Read Haseeb Humayoon's devastating analysis of US diplomatic failures in Kabul here

Summary

Humayoon's report for the Institute for the Study of War on President Hamid Karzai and the Afghan elections, reveals just how ham-fisted the US can be in the execution of foreign policy.

What was gained by S Ambassador Eikenberry making such a public song and dance of his distrust of Karzai during the election and why did he make a big deal of visiting the office of rival candidates during the campaign.

And why did US Special Representative Richard Holbrooke press so hard for a run-off against Abdullah Abdullah and why did his mate Peter Galbraith (the sacked UN number 2) take such a publicaly strident line against President Karzai?

Above all why did the US steer its own public into believing that it opposed a Karzai victory in the elections? Humayoon points out that most Afghans were against a second round run-off.

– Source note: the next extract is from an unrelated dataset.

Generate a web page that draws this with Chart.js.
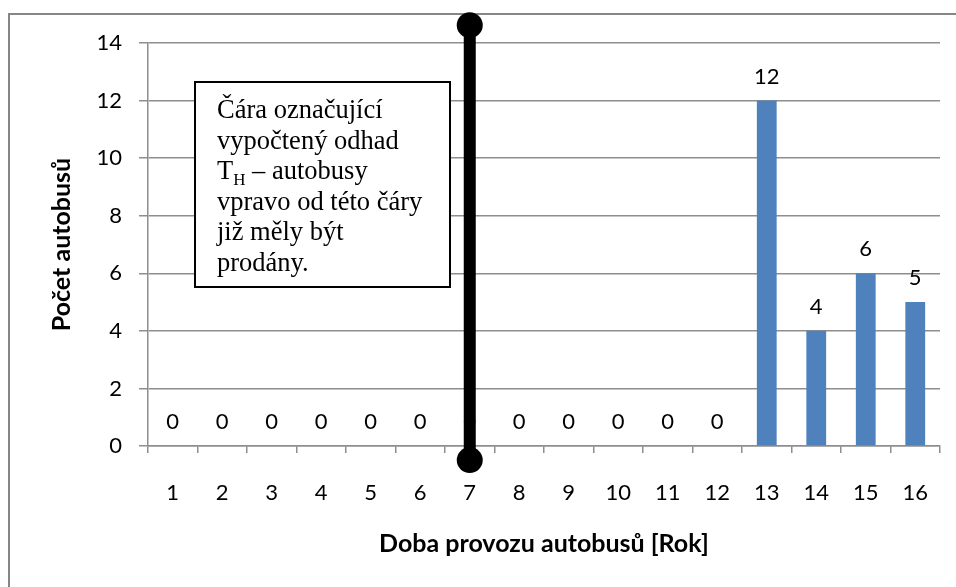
<!DOCTYPE html>
<html>
<head>
<meta charset="utf-8">
<script src="https://cdn.jsdelivr.net/npm/chart.js@4.4.1/dist/chart.umd.min.js"></script>
<style>
  html, body { margin: 0; padding: 0; background: #fff; }
  canvas { display: block; }
</style>
</head>
<body>
<canvas id="chart" width="956" height="587"></canvas>
<script>
const years = ["1", "2", "3", "4", "5", "6", "7", "8", "9", "10", "11", "12", "13", "14", "15", "16"];
const busCounts = [0, 0, 0, 0, 0, 0, 0, 0, 0, 0, 0, 0, 12, 4, 6, 5];
const yTicks = [0, 2, 4, 6, 8, 10, 12, 14];

// odhad T_H - svisla cara pres rok 7
const markerYear = "7";
const markerRange = [14.62, -0.49];

const noteLines = [
  ["Čára označující"],
  ["vypočtený odhad"],
  ["T", "H", " – autobusy"],
  ["vpravo od této čáry"],
  ["již měly být"],
  ["prodány."]
];

const gridColor = "#8e8e8e";
const sans = "Lato, 'DejaVu Sans', sans-serif";
const serif = "'Liberation Serif', 'DejaVu Serif', serif";

const frame = {
  id: "frame",
  beforeDraw(chart) {
    const ctx = chart.ctx;
    ctx.save();
    ctx.fillStyle = "#fff";
    ctx.fillRect(0, 0, chart.width, chart.height);
    ctx.strokeStyle = "#868686";
    ctx.lineWidth = 2;
    ctx.beginPath();
    ctx.moveTo(9, chart.height);
    ctx.lineTo(9, 14);
    ctx.lineTo(chart.width, 14);
    ctx.stroke();
    ctx.restore();
  }
};

const valueLabels = {
  id: "valueLabels",
  beforeDatasetsDraw(chart) {
    const ctx = chart.ctx;
    const meta = chart.getDatasetMeta(1);
    ctx.save();
    ctx.font = "22px " + sans;
    ctx.fillStyle = "#000";
    ctx.textAlign = "center";
    ctx.textBaseline = "middle";
    meta.data.forEach((bar, i) => {
      ctx.fillText(String(busCounts[i]), bar.x, bar.y - 24);
    });

    // textove pole
    const bx = 195, by = 82, bw = 255, bh = 205;
    ctx.fillStyle = "#fff";
    ctx.fillRect(bx, by, bw, bh);
    ctx.strokeStyle = "#000";
    ctx.lineWidth = 2;
    ctx.strokeRect(bx, by, bw, bh);

    ctx.fillStyle = "#000";
    ctx.textAlign = "left";
    ctx.textBaseline = "alphabetic";
    noteLines.forEach((parts, i) => {
      const y = 118 + i * 30.6;
      let x = 217;
      parts.forEach((p, j) => {
        const sub = parts.length > 1 && j === 1;
        ctx.font = (sub ? "17px " : "26.5px ") + serif;
        ctx.fillText(p, x, sub ? y + 6 : y);
        x += ctx.measureText(p).width;
      });
    });
    ctx.restore();
  },
  afterDatasetsDraw(chart) {
    // koncove body cary lezi mimo plochu grafu, Chart.js je sam nekresli
    const ctx = chart.ctx;
    ctx.save();
    ctx.fillStyle = "#000";
    chart.getDatasetMeta(0).data.forEach(pt => {
      ctx.beginPath();
      ctx.arc(pt.x, pt.y, 13, 0, Math.PI * 2);
      ctx.fill();
    });
    ctx.restore();
  }
};

new Chart(document.getElementById("chart"), {
  type: "bar",
  data: {
    labels: years,
    datasets: [
      {
        type: "line",
        data: markerRange.map(v => ({ x: markerYear, y: v })),
        borderColor: "#000",
        borderWidth: 12,
        pointRadius: 0,
        clip: false,
        order: 0
      },
      {
        type: "bar",
        data: busCounts,
        backgroundColor: "#4F81BD",
        barPercentage: 0.4,
        categoryPercentage: 1,
        order: 1
      }
    ]
  },
  options: {
    responsive: false,
    animation: false,
    layout: { padding: { top: 43, right: 16, left: 0, bottom: 0 } },
    plugins: {
      legend: { display: false },
      tooltip: { enabled: false }
    },
    scales: {
      x: {
        afterFit: s => { s.height = 141; },
        grid: {
          offset: true,
          drawOnChartArea: false,
          color: gridColor,
          lineWidth: 1.5,
          tickLength: 7
        },
        border: { color: gridColor, width: 1.5 },
        ticks: { color: "#000", font: { family: sans, size: 22 }, padding: 27 },
        title: {
          display: true,
          text: "Doba provozu autobusů [Rok]",
          color: "#000",
          font: { family: sans, size: 25, weight: "bold" },
          padding: { top: 0, bottom: 28 }
        }
      },
      y: {
        min: 0,
        max: 14,
        afterFit: s => { s.width = 148; },
        afterBuildTicks: s => { s.ticks = yTicks.map(v => ({ value: v })); },
        grid: { color: gridColor, lineWidth: 1.5, tickLength: 9 },
        border: { color: gridColor, width: 1.5 },
        ticks: { color: "#000", font: { family: sans, size: 22 }, padding: 17 },
        title: {
          display: true,
          text: "Počet autobusů",
          color: "#000",
          font: { family: sans, size: 25, weight: "bold" },
          padding: { top: 47, bottom: 0 }
        }
      }
    }
  },
  plugins: [frame, valueLabels]
});
</script>
</body>
</html>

Hat tip to British journalist Nick Fielding for pointing out the Humayoon report: Here's Nick's take on it

Humayoon says that Karzai was able to outsmart US diplomats because he had formed alliances with a select group of regional and local leaders, including Ismail Khan, General Abdul Rashid Dostum, Haji Mohammad Muhaqiq and Gul Agha Sherzai. He says that the choice of vice president and defence minister Marshal Fahim was critical to the success of Karzai's campaign.
Karzai's political machine also included the nucleus of a new political elite, savvy and connected, whose reach to areas outside Kabul, says Humayoon, "is much greater than generally recognised. Often their influence beyond the capital exists through personal, commercial, family, and political networks, rather than through official institutions that are easily recognizable to the international community."
Humayoon says that the Kabul regime has not so much been losing out to insurgents in more remote parts of Afghanistan. Instead, both Kabul and the insurgents have been competing to fill political vacuums, where there has been no political life for more than a generation. This makes perfect sense and is a perceptive insight.
The corollary is that although the insurgency has been expanding, few people have noticed the extent to which Karzai and his allies have also been extending their political networks outside the capital.
It therefore follows that there is little point in trying to explain events in Afghanistan by using such terms as 'corruption', 'fraud' or 'warlords'. This form of analysis belongs to a different era. Of course, corruption continues to exist, but concentrating on this hides the growing commercial interests and the rise of an "ambitious, wealthy and influential political class"....Already, we can see that Karzai's efforts to lead from the front on the question of reintegrating Taliban supporters is not necessarily an action that stems from political weakness, but from a wilyness and political acumen that have so far been much underestimated. There's life in the old fox yet.